3 - Prevent your propane tank from being damaged
Construction sites can be busy and hectic, and that means your propane tank is susceptible to dents and other damage. To protect your tank, it is always a good idea to fence off the area around your tank to stop workers going near the tanks while working.
If you do spot any dents or damage to your propane container, turn off the propane supply and speak to your propane supplier who will be able to advise you on whether it is safe to use or not.
4 - Make sure you don’t have any leaks
At the start of each shift, check the connections on your propane tank when you turn it on to ensure that there are no leaks. Even if your propane tank was to leak, however, it’s very unlikely that you wouldn’t notice.

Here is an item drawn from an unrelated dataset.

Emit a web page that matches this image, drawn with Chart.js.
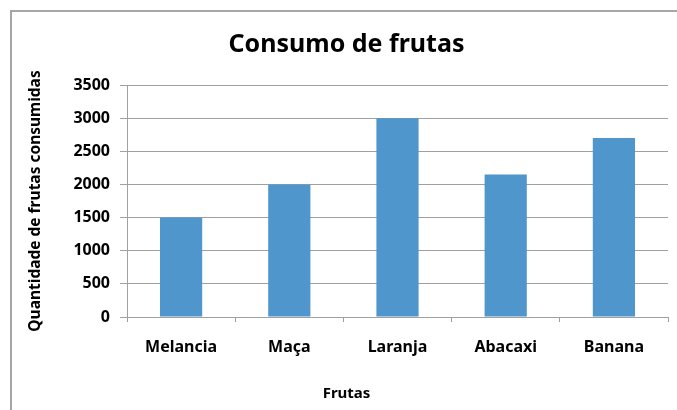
<!DOCTYPE html>
<html>
<head>
<meta charset="utf-8">
<script src="https://cdn.jsdelivr.net/npm/chart.js@4/dist/chart.umd.min.js"></script>
<style>
  body { margin: 0; background: #fff; }
  #box { position: relative; width: 677px; height: 410px; overflow: hidden; }
  #moldura { position: absolute; left: 10px; top: 10px; width: 700px; height: 450px;
             border-left: 2px solid #a6a6a6; border-top: 2px solid #a6a6a6; }
  canvas { position: absolute; left: 0; top: 0; }
</style>
</head>
<body>
<div id="box">
  <div id="moldura"></div>
  <canvas id="grafico" width="677" height="410"></canvas>
</div>
<script>
const frutas = ["Melancia", "Maça", "Laranja", "Abacaxi", "Banana"];
const consumo = [1500, 2000, 3000, 2150, 2700];
const yMin = 0;
const yMax = 3500;
const yPasso = 500;

const fonte = "'Noto Sans', 'DejaVu Sans', sans-serif";

window.onload = () => {
    const ctx = document.getElementById("grafico").getContext("2d");

    new Chart(ctx, {
        type: "bar",
        data: {
            labels: frutas,
            datasets: [{
                label: "Consumo",
                data: consumo,
                backgroundColor: "#4f96cd",
                borderWidth: 0,
                categoryPercentage: 1,
                barPercentage: 0.39
            }]
        },
        options: {
            responsive: false,
            animation: false,
            layout: { padding: { left: 25, right: 9, top: 0, bottom: 0 } },
            plugins: {
                legend: { display: false },
                tooltip: { enabled: false },
                title: {
                    display: true,
                    text: "Consumo de frutas",
                    color: "#000",
                    font: { family: fonte, size: 25, weight: "bold" },
                    padding: { top: 30, bottom: 25 }
                },
                subtitle: {
                    display: true,
                    position: "bottom",
                    text: "Frutas",
                    color: "#000",
                    font: { family: fonte, size: 15, weight: "bold" },
                    padding: { top: 23, bottom: 7 }
                }
            },
            scales: {
                x: {
                    afterFit: (escala) => { escala.height = 45; },
                    grid: { drawOnChartArea: false, drawTicks: true, tickLength: 5, color: "#a0a0a0" },
                    border: { color: "#a0a0a0" },
                    ticks: {
                        color: "#000",
                        padding: 16,
                        font: { family: fonte, size: 16, weight: "bold" }
                    }
                },
                y: {
                    min: yMin,
                    max: yMax,
                    afterFit: (escala) => { escala.width = 102; },
                    grid: { color: "#a0a0a0", tickLength: 7 },
                    border: { color: "#a0a0a0" },
                    ticks: {
                        stepSize: yPasso,
                        color: "#000",
                        padding: 10,
                        font: { family: fonte, size: 16, weight: "bold" },
                        callback: (valor) => String(valor)
                    },
                    title: {
                        display: true,
                        text: "Quantidade de frutas consumidas",
                        color: "#000",
                        padding: { top: 1, bottom: 0 },
                        font: { family: fonte, size: 15.5, weight: "bold" }
                    }
                }
            }
        }
    });
};
</script>
</body>
</html>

Propane is prepared with the specialized odorant ethyl mercaptan to help you identify leaks quickly. This means if there’s a leak, you will be sure to smell a strong smell that resembles rotten eggs.
5 - Store properly when not in use
Once you have finished work for the day, it’s important that you store your propane cylinders properly and out the way of any potential damage. By storing your propane cylinders upright and outside in a specialized cylinder storage area, you will give the propane protection from tampering, vehicle collisions and much more.
Remember, this storage area should be a safe distance from any hazards that could expose your propane to heat or flames and be well ventilated.